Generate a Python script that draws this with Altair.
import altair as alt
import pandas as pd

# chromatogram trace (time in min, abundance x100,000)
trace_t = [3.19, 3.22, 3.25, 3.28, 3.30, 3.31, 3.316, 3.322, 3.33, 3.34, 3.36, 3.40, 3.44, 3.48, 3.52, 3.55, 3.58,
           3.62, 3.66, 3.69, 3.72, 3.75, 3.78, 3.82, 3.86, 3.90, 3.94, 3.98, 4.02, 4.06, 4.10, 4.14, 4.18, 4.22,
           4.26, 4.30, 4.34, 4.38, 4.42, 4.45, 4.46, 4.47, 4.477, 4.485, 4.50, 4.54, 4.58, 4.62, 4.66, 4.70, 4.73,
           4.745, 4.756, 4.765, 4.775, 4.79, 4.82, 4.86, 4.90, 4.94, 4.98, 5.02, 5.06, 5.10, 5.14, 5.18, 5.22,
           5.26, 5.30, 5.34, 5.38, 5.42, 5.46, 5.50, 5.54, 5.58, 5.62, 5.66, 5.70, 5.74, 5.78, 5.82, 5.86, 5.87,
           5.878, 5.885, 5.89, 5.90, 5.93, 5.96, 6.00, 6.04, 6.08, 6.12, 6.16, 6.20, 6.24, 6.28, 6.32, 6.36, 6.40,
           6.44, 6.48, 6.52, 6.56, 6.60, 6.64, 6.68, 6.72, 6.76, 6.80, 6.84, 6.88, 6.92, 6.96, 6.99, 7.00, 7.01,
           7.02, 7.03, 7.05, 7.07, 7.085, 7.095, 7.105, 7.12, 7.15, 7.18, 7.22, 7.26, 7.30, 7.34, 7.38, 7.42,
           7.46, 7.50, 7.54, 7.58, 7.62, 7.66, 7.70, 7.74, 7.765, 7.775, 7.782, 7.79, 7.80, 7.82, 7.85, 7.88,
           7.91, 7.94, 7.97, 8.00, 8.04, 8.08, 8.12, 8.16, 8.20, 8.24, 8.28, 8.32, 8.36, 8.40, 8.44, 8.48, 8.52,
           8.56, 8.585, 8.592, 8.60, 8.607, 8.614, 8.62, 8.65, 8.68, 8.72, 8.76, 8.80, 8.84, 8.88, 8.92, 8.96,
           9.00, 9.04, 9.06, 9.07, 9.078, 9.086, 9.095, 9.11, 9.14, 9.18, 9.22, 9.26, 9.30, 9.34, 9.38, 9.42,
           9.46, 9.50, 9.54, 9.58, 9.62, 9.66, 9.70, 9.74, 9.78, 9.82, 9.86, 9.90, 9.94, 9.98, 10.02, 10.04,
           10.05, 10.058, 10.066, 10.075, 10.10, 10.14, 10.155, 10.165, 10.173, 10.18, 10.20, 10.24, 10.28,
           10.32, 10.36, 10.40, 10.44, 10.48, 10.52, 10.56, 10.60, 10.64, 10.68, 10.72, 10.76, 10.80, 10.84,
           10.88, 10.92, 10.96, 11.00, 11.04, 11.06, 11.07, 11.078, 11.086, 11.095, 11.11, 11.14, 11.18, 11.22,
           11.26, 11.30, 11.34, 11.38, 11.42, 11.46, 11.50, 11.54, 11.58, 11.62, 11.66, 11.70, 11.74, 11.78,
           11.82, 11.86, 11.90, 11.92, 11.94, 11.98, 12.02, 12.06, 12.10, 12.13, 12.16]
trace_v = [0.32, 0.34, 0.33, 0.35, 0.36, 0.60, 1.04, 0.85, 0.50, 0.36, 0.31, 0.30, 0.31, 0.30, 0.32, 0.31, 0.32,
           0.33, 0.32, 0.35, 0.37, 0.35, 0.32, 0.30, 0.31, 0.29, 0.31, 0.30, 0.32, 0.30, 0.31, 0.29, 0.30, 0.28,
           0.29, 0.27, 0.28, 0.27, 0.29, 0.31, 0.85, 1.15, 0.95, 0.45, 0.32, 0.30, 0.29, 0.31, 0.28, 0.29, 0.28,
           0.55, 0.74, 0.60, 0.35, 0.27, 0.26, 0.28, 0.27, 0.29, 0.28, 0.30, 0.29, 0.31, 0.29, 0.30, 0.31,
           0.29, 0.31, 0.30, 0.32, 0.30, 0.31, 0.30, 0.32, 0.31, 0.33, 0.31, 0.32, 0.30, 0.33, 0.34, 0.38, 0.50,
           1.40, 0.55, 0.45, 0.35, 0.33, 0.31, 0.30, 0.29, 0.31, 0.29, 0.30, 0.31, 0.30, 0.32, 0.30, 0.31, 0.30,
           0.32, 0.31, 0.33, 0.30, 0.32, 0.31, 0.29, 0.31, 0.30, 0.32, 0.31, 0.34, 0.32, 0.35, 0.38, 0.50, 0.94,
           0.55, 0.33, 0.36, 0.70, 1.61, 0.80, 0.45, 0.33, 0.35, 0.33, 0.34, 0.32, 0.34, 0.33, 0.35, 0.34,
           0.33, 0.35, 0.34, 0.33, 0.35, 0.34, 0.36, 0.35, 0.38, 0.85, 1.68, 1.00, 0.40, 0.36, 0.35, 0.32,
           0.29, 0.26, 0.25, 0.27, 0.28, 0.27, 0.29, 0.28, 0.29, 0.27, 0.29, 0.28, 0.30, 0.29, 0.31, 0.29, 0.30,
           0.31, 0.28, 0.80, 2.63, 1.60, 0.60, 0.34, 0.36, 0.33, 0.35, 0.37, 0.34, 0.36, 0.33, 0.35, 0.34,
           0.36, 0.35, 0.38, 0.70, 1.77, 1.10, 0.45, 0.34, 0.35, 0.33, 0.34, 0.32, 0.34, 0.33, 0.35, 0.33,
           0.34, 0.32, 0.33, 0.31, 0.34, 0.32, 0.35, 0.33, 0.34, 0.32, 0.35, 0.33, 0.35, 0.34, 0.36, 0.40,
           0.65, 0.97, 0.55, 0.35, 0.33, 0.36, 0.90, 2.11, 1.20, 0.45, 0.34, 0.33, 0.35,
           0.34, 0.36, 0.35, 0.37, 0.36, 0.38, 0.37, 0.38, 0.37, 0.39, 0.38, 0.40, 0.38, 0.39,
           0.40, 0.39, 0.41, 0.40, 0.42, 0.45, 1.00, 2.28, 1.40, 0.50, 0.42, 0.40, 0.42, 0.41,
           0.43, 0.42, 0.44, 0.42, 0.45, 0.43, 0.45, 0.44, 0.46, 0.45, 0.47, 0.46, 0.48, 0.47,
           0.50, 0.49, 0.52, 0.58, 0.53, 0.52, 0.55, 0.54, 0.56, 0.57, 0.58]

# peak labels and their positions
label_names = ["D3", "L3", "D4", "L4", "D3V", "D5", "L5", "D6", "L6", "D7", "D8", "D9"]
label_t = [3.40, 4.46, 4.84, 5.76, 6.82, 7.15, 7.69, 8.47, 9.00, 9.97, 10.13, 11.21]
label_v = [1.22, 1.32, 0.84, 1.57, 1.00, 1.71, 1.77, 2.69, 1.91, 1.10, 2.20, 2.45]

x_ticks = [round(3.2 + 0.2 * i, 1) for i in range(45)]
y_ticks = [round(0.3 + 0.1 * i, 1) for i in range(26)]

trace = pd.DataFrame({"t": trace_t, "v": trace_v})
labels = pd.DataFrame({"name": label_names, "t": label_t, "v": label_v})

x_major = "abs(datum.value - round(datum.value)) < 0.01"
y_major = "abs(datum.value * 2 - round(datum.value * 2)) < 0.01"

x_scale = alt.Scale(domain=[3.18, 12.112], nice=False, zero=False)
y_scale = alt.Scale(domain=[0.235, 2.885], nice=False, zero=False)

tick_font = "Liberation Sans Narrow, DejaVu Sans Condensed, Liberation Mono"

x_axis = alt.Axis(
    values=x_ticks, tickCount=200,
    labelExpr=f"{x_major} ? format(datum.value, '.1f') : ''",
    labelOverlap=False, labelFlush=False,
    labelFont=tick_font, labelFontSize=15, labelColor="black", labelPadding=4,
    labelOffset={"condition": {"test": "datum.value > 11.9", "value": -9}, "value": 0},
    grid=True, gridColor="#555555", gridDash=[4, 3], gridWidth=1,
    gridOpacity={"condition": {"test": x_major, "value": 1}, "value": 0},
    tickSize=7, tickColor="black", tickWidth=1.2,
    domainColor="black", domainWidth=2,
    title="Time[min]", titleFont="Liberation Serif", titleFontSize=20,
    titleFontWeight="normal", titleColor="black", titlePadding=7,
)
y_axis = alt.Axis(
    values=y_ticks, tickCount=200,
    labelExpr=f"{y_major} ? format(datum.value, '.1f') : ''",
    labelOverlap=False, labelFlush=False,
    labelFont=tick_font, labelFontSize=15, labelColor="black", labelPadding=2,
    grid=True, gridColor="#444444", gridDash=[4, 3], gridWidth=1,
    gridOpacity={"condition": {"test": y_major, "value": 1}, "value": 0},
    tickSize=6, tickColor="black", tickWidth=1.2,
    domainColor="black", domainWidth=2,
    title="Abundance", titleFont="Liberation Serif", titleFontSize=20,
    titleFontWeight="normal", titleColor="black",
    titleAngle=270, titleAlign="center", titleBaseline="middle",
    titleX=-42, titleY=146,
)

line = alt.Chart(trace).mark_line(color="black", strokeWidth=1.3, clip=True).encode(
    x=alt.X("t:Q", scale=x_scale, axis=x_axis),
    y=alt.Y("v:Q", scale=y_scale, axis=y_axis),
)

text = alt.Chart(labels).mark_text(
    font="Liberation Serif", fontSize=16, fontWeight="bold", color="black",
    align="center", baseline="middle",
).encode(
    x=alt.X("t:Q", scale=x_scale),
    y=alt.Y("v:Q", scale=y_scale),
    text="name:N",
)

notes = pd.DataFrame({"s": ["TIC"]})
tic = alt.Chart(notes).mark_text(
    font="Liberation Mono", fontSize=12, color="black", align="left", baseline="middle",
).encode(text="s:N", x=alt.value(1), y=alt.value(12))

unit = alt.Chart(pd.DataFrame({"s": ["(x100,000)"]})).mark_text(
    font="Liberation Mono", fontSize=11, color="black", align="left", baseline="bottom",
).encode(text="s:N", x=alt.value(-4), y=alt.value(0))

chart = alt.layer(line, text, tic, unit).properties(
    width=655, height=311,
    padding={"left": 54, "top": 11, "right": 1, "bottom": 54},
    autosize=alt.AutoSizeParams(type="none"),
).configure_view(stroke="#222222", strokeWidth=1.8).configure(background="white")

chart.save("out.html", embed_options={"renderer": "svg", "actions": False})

*WHAT YOU SHOULD DO*
Write out exactly the lines from the start of the material through the line with "import pandas as pd". No other output is expected.

*COMPLETED EXERCISE*
Generate a Python script that draws this with Altair.
import altair as alt
import pandas as pd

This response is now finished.